I must tell you exactly what moved me to write you, so that there may be no misapprehension. A Mr. E. E. Holm and his wife, superintendent and principal, respectively, at Ruskin, have been devoted friends of my work and me for many years. During a recent visit to Lincoln, Mr. Holm was talking about me to Dr. Wimberly of the University, and in the conversation Mr. Holm mentioned the rumor he had heard. (Where he heard it, I do not know.) Whereupon, Dr. Wimberly, I understand, said quite casually: "If it's true, I wonder if Neihardt might be interested." Holm then wrote me and suggested that, if the idea interested me, I might write for information to my old friend and neighbor of Bancroft, Hon. Allen G. Burke. I did write to Mr. Burke, for I feel very close to him; but before I received a reply, it seemed to me that I should have written directly to you, for I have never been a scheming person working under cover. No one suggested that I write to you. I was prompted to do so by my own feeling of respect for you and for myself.

A delayed reply from Mr. Burke seems to indicate that no such rumor is current in Lincoln. I have not heard from Dr. Wimberly, whose relation to the matter was merely casual.

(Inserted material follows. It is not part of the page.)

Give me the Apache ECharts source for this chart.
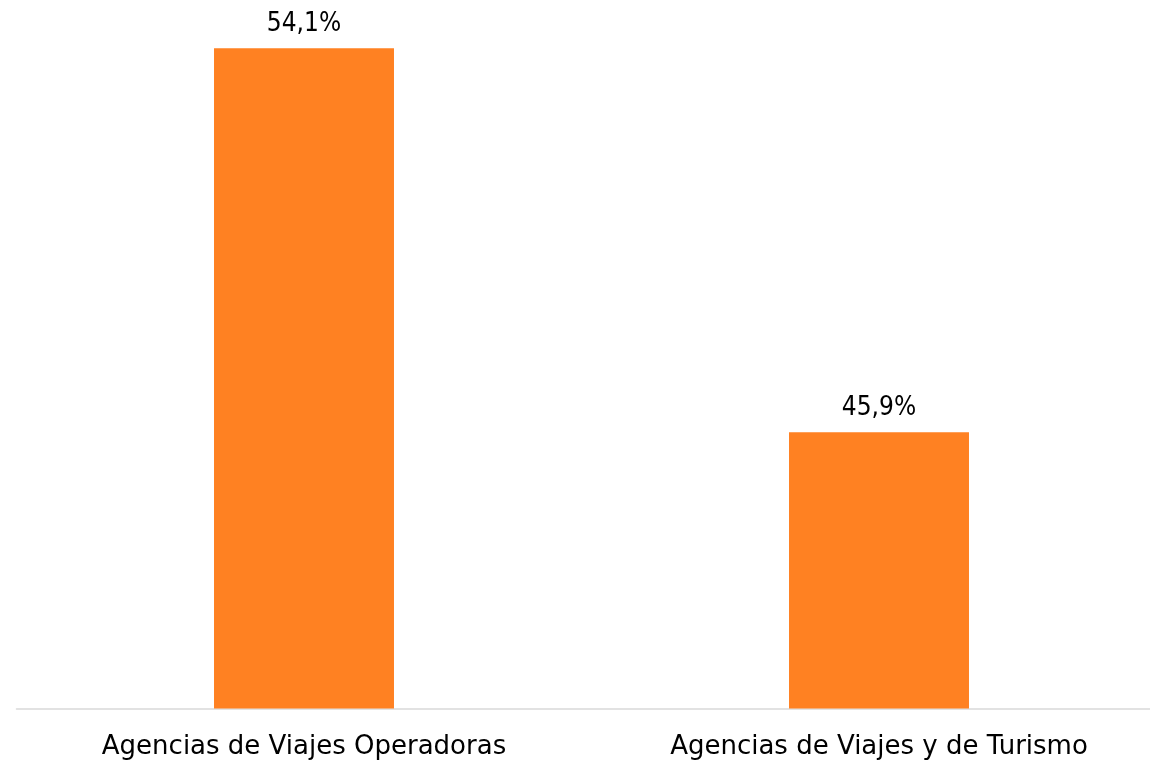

It's all petty enough, but I'm not sorry I wrote you; for my letter brought a kindly note from you and a copy of the Brown Shingles brochure, which my wife and I cherish. We too have built a home with much living and loving; and the birds are happy in our secret garden where they come to drink at the fountain. We know what Brown Shingles must mean to you and your daughter—especially now that it is sanctified by the silent presence of the Lady of the Birds.